--- MATERIAL TO PROCESS ---

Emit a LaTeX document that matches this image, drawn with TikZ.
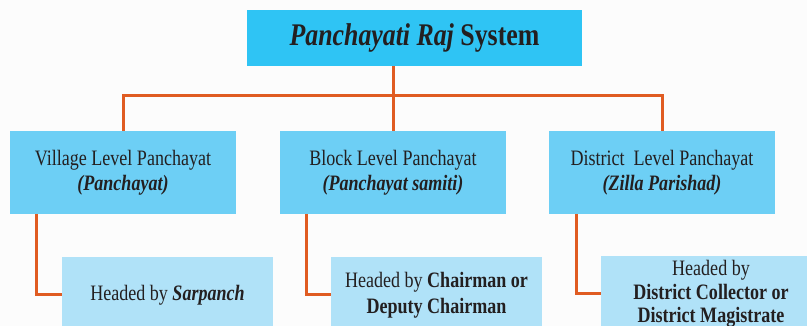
\documentclass[tikz,border=0pt]{standalone}
\usepackage{fontspec}
\setmainfont{Liberation Serif}[FakeStretch=0.82]
\usetikzlibrary{calc}
\definecolor{bg}{RGB}{252,252,252}
\definecolor{topc}{RGB}{47,196,244}
\definecolor{lvc}{RGB}{109,207,245}
\definecolor{hbc}{RGB}{176,226,248}
\definecolor{linec}{RGB}{224,92,34}
\definecolor{txt}{RGB}{35,31,32}
\tikzset{
  topbox/.style={fill=topc, text=txt, minimum width=335pt, minimum height=56pt, inner sep=0pt, font=\fontsize{31.5}{34}\selectfont},
  lvbox/.style={fill=lvc, text=txt, minimum width=226pt, minimum height=83pt, inner sep=0pt, align=center, font=\fontsize{22}{25}\selectfont},
  hbbox/.style={fill=hbc, text=txt, minimum width=211pt, minimum height=76pt, inner sep=0pt, align=center, font=\fontsize{22}{26}\selectfont},
  conn/.style={draw=linec, line width=3pt},
}
\begin{document}
\begin{tikzpicture}[x=1pt, y=-1pt]
\clip (0,0) rectangle (807,326);
\fill[bg] (0,0) rectangle (807,326);
\node[topbox] (top) at (414.5,38) {\textbf{\textit{Panchayati Raj}} \textbf{System}};
\node[lvbox] (lv1) at (123,172.5) {Village Level Panchayat\\\textbf{\textit{(Panchayat)}}};
\node[lvbox] (lv2) at (393,172.5) {Block Level Panchayat\\\textbf{\textit{(Panchayat samiti)}}};
\node[lvbox] (lv3) at (662,172.5) {District\ \ Level Panchayat\\\textbf{\textit{(Zilla Parishad)}}};
\node[hbbox] (hb1) at (167.5,295) {Headed by \textbf{\textit{Sarpanch}}};
\node[hbbox] (hb2) at (436.5,295) {Headed by \textbf{Chairman or}\\\textbf{Deputy Chairman}};
\node[hbbox, minimum width=220pt, font=\fontsize{22}{23.5}\selectfont] (hb3) at (711,294) {Headed by\\\textbf{District Collector or}\\\textbf{District Magistrate}};
\coordinate (j) at (393,96);
\draw[conn] (lv2.north) -- (lv2.north |- top.south);
\draw[conn] (lv1.north) |- (j) -| (lv3.north);
\coordinate (c1) at ($(lv1.south west)+(27,0)$);
\coordinate (c2) at ($(lv2.south west)+(27,0)$);
\coordinate (c3) at ($(lv3.south west)+(28,0)$);
\draw[conn] (c1) |- (hb1.west);
\draw[conn] (c2) |- (hb2.west);
\draw[conn] (c3) |- (hb3.west);
\end{tikzpicture}
\end{document}
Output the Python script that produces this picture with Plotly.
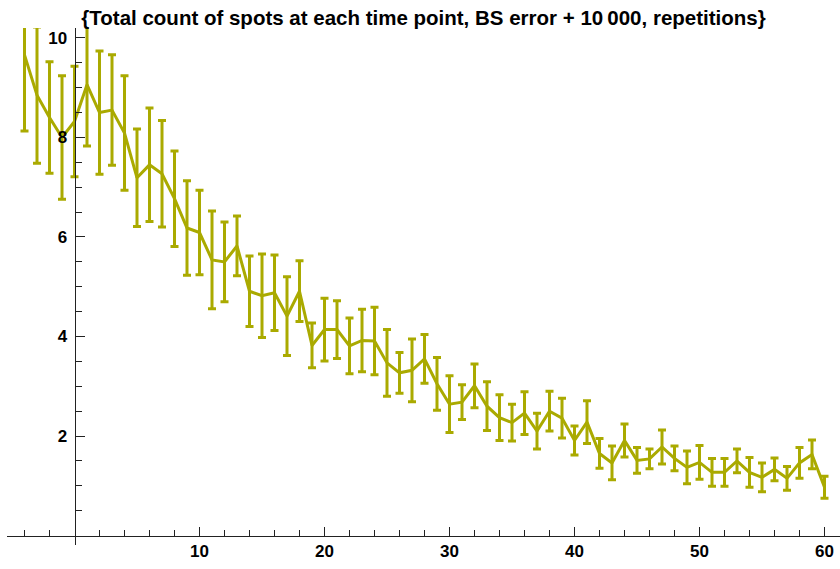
import plotly.graph_objects as go

# Time points (frames) and bootstrap statistics of the spot count
time_points = list(range(-4, 61))
mean_count = [
    9.66, 8.85, 8.40, 8.00, 8.32, 9.06, 8.50, 8.55, 8.09, 7.19,
    7.45, 7.27, 6.77, 6.18, 6.09, 5.54, 5.50, 5.82, 4.91, 4.82,
    4.88, 4.41, 4.91, 3.82, 4.14, 4.14, 3.81, 3.92, 3.91, 3.47,
    3.27, 3.32, 3.55, 3.05, 2.64, 2.68, 3.01, 2.60, 2.37, 2.27,
    2.46, 2.10, 2.50, 2.36, 1.91, 2.28, 1.65, 1.46, 1.91, 1.51,
    1.54, 1.78, 1.55, 1.37, 1.47, 1.27, 1.27, 1.50, 1.27, 1.17,
    1.33, 1.15, 1.46, 1.63, 0.97,
]
bs_error = [
    1.53, 1.37, 1.12, 1.24, 1.11, 1.23, 1.24, 1.11, 1.15, 0.98,
    1.14, 1.07, 0.96, 0.95, 0.85, 0.98, 0.80, 0.60, 0.71, 0.84,
    0.76, 0.79, 0.61, 0.45, 0.63, 0.58, 0.56, 0.63, 0.68, 0.67,
    0.41, 0.63, 0.49, 0.53, 0.57, 0.35, 0.44, 0.49, 0.46, 0.37,
    0.43, 0.36, 0.40, 0.40, 0.29, 0.43, 0.30, 0.34, 0.33, 0.26,
    0.20, 0.34, 0.25, 0.33, 0.34, 0.28, 0.28, 0.24, 0.30, 0.29,
    0.23, 0.24, 0.31, 0.29, 0.22,
]

x_major = [10, 20, 30, 40, 50, 60]
x_minor = [v for v in range(-4, 61, 2) if v % 10 != 0]
y_major = [2, 4, 6, 8, 10]
y_minor = [k / 2 for k in range(1, 21) if k % 4 != 0]

title_text = "{Total count of spots at each time point, BS error + 10\u2009000, repetitions}"

x_range = [-5.4, 61.24]
y_range = [-0.19, 10.2]

olive = "#aaaa00"
font_family = "Liberation Sans, Arial, sans-serif"

fig = go.Figure()
fig.add_trace(go.Scatter(
    x=time_points,
    y=mean_count,
    mode="lines",
    line=dict(color=olive, width=3),
    error_y=dict(type="data", array=bs_error, visible=True,
                 color=olive, thickness=3, width=4),
    showlegend=False,
))

axis_common = dict(
    showgrid=False,
    zeroline=False,
    showline=True,
    linecolor="#222222",
    linewidth=1,
    ticks="inside",
    tickcolor="#222222",
    tickwidth=1,
    ticklen=9,
    tickmode="array",
    tickfont=dict(family=font_family, size=17, color="black", weight="bold"),
    anchor="free",
)

fig.update_layout(
    width=840,
    height=569,
    margin=dict(l=7, r=0, t=28, b=24),
    paper_bgcolor="white",
    plot_bgcolor="white",
    title=dict(
        text=title_text,
        font=dict(family=font_family, size=20.5, color="black", weight="bold"),
        x=0.5, xref="paper", xanchor="center",
        y=1 - 18 / 569, yanchor="middle",
    ),
    xaxis=dict(
        axis_common,
        range=x_range,
        tickvals=x_major,
        position=(0 - y_range[0]) / (y_range[1] - y_range[0]),
        minor=dict(tickvals=x_minor, ticks="inside", ticklen=6,
                   tickcolor="#222222", tickwidth=1),
    ),
    yaxis=dict(
        axis_common,
        range=y_range,
        tickvals=y_major,
        ticklabelstandoff=4,
        position=(0 - x_range[0]) / (x_range[1] - x_range[0]),
        minor=dict(tickvals=y_minor, ticks="inside", ticklen=6,
                   tickcolor="#222222", tickwidth=1),
    ),
)

fig.write_html("out.html")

---

**EXERCISE DIRECTIONS**
Find the string "with" in the listing and return every line that holds it.

**EXPECTED OUTPUT**
Emit a LaTeX document that matches this image, drawn with TikZ.
Output the Python script that produces this picture with Plotly.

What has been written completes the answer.